Precious Metals Refiners Face New LBMA Environmental Standard
The comments below are an edited and abridged synopsis of an article by Martin Creamer
The London Bullion Market Association (LBMA) has launched a new standard that addresses environmental as well as sustainability issues in gold and silver markets.
For refiners to be listed by the LBMA, they must demonstrate that they have met the guidance under a third-party audit.
If a mining company is not doing the right thing by the environment and meeting the sustainability agenda, refiners can’t take that material, LBMA CE Ruth Crowell said.
When the guidance was launched in 2012, the main focus was ensuring that links with conflicts, money laundering and terrorist financing were broken.
“We always had the intention to look at environmental issues but decided to start with those three. Now, almost a decade later, I’m happy that we’re getting to the environmental issues,” said Crowell.
While 85% to 90% of global production goes through the refiners on the LBMA list, an estimated 15% is outside of that.

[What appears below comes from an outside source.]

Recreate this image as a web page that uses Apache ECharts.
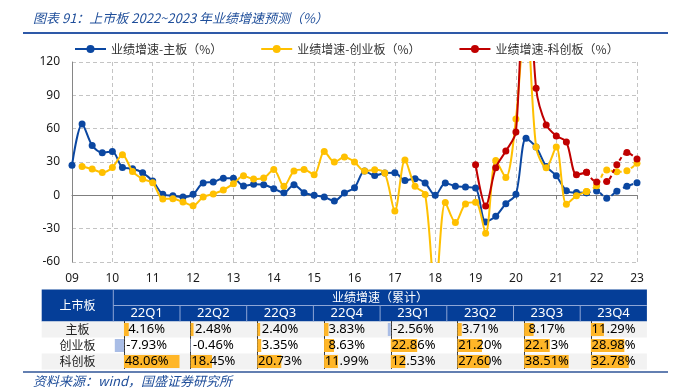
<!DOCTYPE html>
<html><head><meta charset="utf-8">
<script src="https://cdn.jsdelivr.net/npm/echarts@6/dist/echarts.min.js"></script>
<style>html,body{margin:0;padding:0;background:#fff}#c{width:679px;height:392px}</style>
</head><body><div id="c"></div>
<script>
// ---------- data ----------
const yearLabels = ['09','10','11','12','13','14','15','16','17','18','19','20','21','22','23'];
const seriesNames = ['业绩增速-主板（%）','业绩增速-创业板（%）','业绩增速-科创板（%）'];
const boardNames = ['主板','创业板','科创板'];
const tableQuarters = ['22Q1','22Q2','22Q3','22Q4','23Q1','23Q2','23Q3','23Q4'];
const tableTitle = '业绩增速（累计）';
const tableCorner = '上市板';
const titleText = '图表 91：上市板 2022~2023 年业绩增速预测（%）';
const sourceText = '资料来源：wind，国盛证券研究所';

// quarterly, 2009Q4 ... 2023Q4 (57 points)
const mainBoard = [27,64.3,44.9,38.3,39.5,25.1,23.9,20.3,12.9,0.9,-0.3,-1.5,0.9,11.1,12,15.3,
  15.3,8.4,9.9,9.6,6,2.4,9.6,2.4,0,-1.5,-5.1,2.1,6.9,21.8,17.9,20,
  20.3,13.4,15,11,0,11,8.2,7.5,6.6,-23.9,-18.8,-7.5,0.9,51.4,43.4,26,
  17.6,4.16,2.48,2.40,3.83,-2.56,3.71,8.17,11.29];
const gemBoard = [null,26,23.6,20.6,25.1,36.5,21.5,14.7,11.4,-3.3,-3,-6,-9.3,-1.5,1.2,4.8,
  10.5,17.6,14.7,15.6,23.3,8.1,21.8,23.3,18.5,39.5,29.9,34.4,29.9,21.8,23,20,
  -14,31.7,8.1,0.8,-90,-6.4,-24.5,-7.8,-6.3,-34.1,31.4,16.1,68.8,170,43.4,24.8,
  43.4,-7.93,-0.46,3.35,8.63,22.86,21.20,22.13,28.98];
const starBoard = [null,null,null,null,null,null,null,null,null,null,null,null,null,null,null,null,
  null,null,null,null,null,null,null,null,null,null,null,null,null,null,null,null,
  null,null,null,null,null,null,null,null,27.5,-9.6,24.8,39.8,57.1,240,96.3,63.4,
  53.5,48.06,18.45,20.73,11.99,12.53,27.60,38.51,32.78];
const forecastStart = 51;   // dashed from this point on
const tableStart = 49;      // 22Q1 index

// ---------- build ----------
const categories = ['2009Q4'];
for (let y = 2010; y <= 2023; y++) for (let q = 1; q <= 4; q++) categories.push(y + 'Q' + q);

const colors = ['#0B47A1', '#FFC000', '#C00000'];
const allData = [mainBoard, gemBoard, starBoard];

const series = [];
allData.forEach((d, k) => {
  const base = {
    name: seriesNames[k], type: 'line', smooth: 0.3, symbol: 'circle', symbolSize: 7,
    showSymbol: true, showAllSymbol: true, connectNulls: false, xAxisIndex: 0, yAxisIndex: 0,
    itemStyle: { color: colors[k] }, z: 3 + k, animation: false, clip: true
  };
  series.push(Object.assign({}, base, {
    data: d.map((v, i) => i <= forecastStart ? v : null),
    lineStyle: { color: colors[k], width: 2 }
  }));
  series.push(Object.assign({}, base, {
    data: d.map((v, i) => i >= forecastStart ? v : null),
    lineStyle: { color: colors[k], width: 2, type: [4, 3] }
  }));
});

// table layout
const tLeft = 41.7, firstW = 71.6, colW = 66.7, tTop = 289.5, rowH = 16;
const colLeft = c => tLeft + firstW + c * colW;
const tRight = colLeft(8);
const tableVals = boardNames.map((b, r) => allData[r].slice(tableStart, tableStart + 8));
const flat = [].concat(...tableVals);
const barMin = Math.min(...flat), barMax = Math.max(...flat);

const grids = [{ left: 72, top: 62, width: 565, height: 200, outerBoundsMode: 'none', containLabel: false }];
const xAxes = [
  { type: 'category', data: categories, boundaryGap: false, gridIndex: 0, position: 'bottom',
    axisLine: { show: false, onZero: false }, axisTick: { show: false },
    axisLabel: { interval: i => i % 4 === 0, formatter: (v, i) => yearLabels[Math.floor(categories.indexOf(v) / 4)],
      margin: 11, color: '#1a1a1a', fontFamily: 'Noto Sans', fontSize: 12 },
    splitLine: { show: true, interval: i => i % 4 === 0, lineStyle: { color: '#C4C4C4', type: [4, 3] } } },
  { type: 'category', data: categories, boundaryGap: false, gridIndex: 0, position: 'bottom',
    axisLine: { show: true, onZero: true, lineStyle: { color: '#7F7F7F', width: 1 } },
    axisTick: { show: true, interval: i => i % 4 === 0, length: 4, lineStyle: { color: '#7F7F7F' } },
    axisLabel: { show: false }, splitLine: { show: false } }
];
const yAxes = [
  { type: 'value', min: -60, max: 120, interval: 30, gridIndex: 0,
    axisLine: { show: true, lineStyle: { color: '#868686' } }, axisTick: { show: false },
    axisLabel: { margin: 12, color: '#1a1a1a', fontFamily: 'Noto Sans', fontSize: 12 },
    splitLine: { show: true, lineStyle: { color: '#C4C4C4', type: [4, 3] } } }
];

const graphics = [];
// title and rules
graphics.push({ type: 'text', x: 33, y: 18, z: 10, style: { text: titleText, fontSize: 13, fontStyle: 'italic',
  fontFamily: '"Noto Sans CJK SC"', fill: '#1F4E9A', align: 'left', verticalAlign: 'middle' } });
graphics.push({ type: 'line', z: 10, shape: { x1: 23, y1: 33, x2: 668, y2: 33 }, style: { stroke: '#2E59A8', lineWidth: 2 } });
// table backgrounds
graphics.push({ type: 'rect', z: 0, shape: { x: tLeft, y: tTop, width: tRight - tLeft, height: rowH * 2 }, style: { fill: '#053E98' } });
[0, 2].forEach(r => graphics.push({ type: 'rect', z: 0,
  shape: { x: tLeft, y: tTop + rowH * (2 + r), width: tRight - tLeft, height: rowH }, style: { fill: '#F2F2F2' } }));
graphics.push({ type: 'line', z: 1, shape: { x1: colLeft(0), y1: tTop, x2: colLeft(0), y2: tTop + 2 * rowH }, style: { stroke: '#8EA6D6', lineWidth: 1 } });
graphics.push({ type: 'line', z: 1, shape: { x1: colLeft(0), y1: tTop + rowH, x2: tRight, y2: tTop + rowH }, style: { stroke: '#8EA6D6', lineWidth: 1 } });
for (let c = 1; c < 8; c++) graphics.push({ type: 'line', z: 1,
  shape: { x1: colLeft(c), y1: tTop + rowH, x2: colLeft(c), y2: tTop + 2 * rowH }, style: { stroke: '#8EA6D6', lineWidth: 1 } });
graphics.push({ type: 'line', z: 10, shape: { x1: 23, y1: 372, x2: 668, y2: 372 }, style: { stroke: '#2F5597', lineWidth: 1.5 } });
// header texts
const cjk = '"Noto Sans CJK SC"';
graphics.push({ type: 'text', x: (tLeft + colLeft(0)) / 2, y: tTop + rowH, z: 10,
  style: { text: tableCorner, fontSize: 12, fontFamily: cjk, fill: '#fff', align: 'center', verticalAlign: 'middle' } });
graphics.push({ type: 'text', x: (colLeft(0) + tRight) / 2, y: tTop + rowH / 2, z: 10,
  style: { text: tableTitle, fontSize: 12, fontFamily: cjk, fill: '#fff', align: 'center', verticalAlign: 'middle' } });
tableQuarters.forEach((q, c) => graphics.push({ type: 'text', x: colLeft(c) + colW / 2, y: tTop + rowH * 1.5, z: 10,
  style: { text: q, fontSize: 13, fontFamily: 'Noto Sans', fill: '#fff', align: 'center', verticalAlign: 'middle' } }));
boardNames.forEach((b, r) => {
  const yc = tTop + rowH * (2.5 + r);
  graphics.push({ type: 'text', x: (tLeft + colLeft(0)) / 2, y: yc, z: 10,
    style: { text: b, fontSize: 12, fontFamily: cjk, fill: '#222', align: 'center', verticalAlign: 'middle' } });
  tableVals[r].forEach((v, c) => graphics.push({ type: 'text', x: colLeft(c) + colW / 2, y: yc, z: 10,
    style: { text: v.toFixed(2) + '%', fontSize: 13, fontFamily: 'Noto Sans', fill: '#000', align: 'center', verticalAlign: 'middle' } }));
});
graphics.push({ type: 'text', x: 33, y: 381, z: 10, style: { text: sourceText, fontSize: 13, fontStyle: 'italic',
  fontFamily: cjk, fill: '#1F4E9A', align: 'left', verticalAlign: 'middle' } });

// data-bar grids
for (let c = 0; c < 8; c++) {
  grids.push({ left: colLeft(c) + 1.5, top: tTop + rowH * 2, width: colW - 2, height: rowH * 3, outerBoundsMode: 'none', containLabel: false });
  xAxes.push({ type: 'value', gridIndex: c + 1, min: barMin, max: barMax, show: false, splitLine: { show: false } });
  yAxes.push({ type: 'category', gridIndex: c + 1, data: boardNames, inverse: true,
    axisLine: { show: true, onZero: true, lineStyle: { color: '#333', type: [2, 1], width: 1 } },
    axisTick: { show: false }, axisLabel: { show: false }, splitLine: { show: false } });
  series.push({ type: 'bar', xAxisIndex: c + 2, yAxisIndex: c + 1, barWidth: 13, z: 2, silent: true, animation: false,
    data: tableVals.map(row => row[c]),
    itemStyle: { color: p => p.value < 0 ? '#A9BDE6' : '#FFB628' } });
}

const chart = echarts.init(document.getElementById('c'), null, { renderer: 'canvas' });
chart.setOption({
  backgroundColor: '#ffffff',
  animation: false,
  legend: { data: seriesNames, left: 69, top: 38, itemWidth: 31, itemHeight: 10, itemGap: 38,
    textStyle: { fontSize: 12, fontFamily: cjk, color: '#333' } },
  grid: grids, xAxis: xAxes, yAxis: yAxes, series: series, graphic: graphics
});
</script></body></html>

While the LBMA has a good enforcement policy, it means that refiners as well as other participants have inhibited greater progress.
Transgressors are removed from the list as part of the LBMA’s zero-tolerance approach to precious metals being knowingly taken from conflict-affected areas.
The market in London holds more than $300 billions’ worth of gold in vaults. The average daily turnover is about $35 billion per day.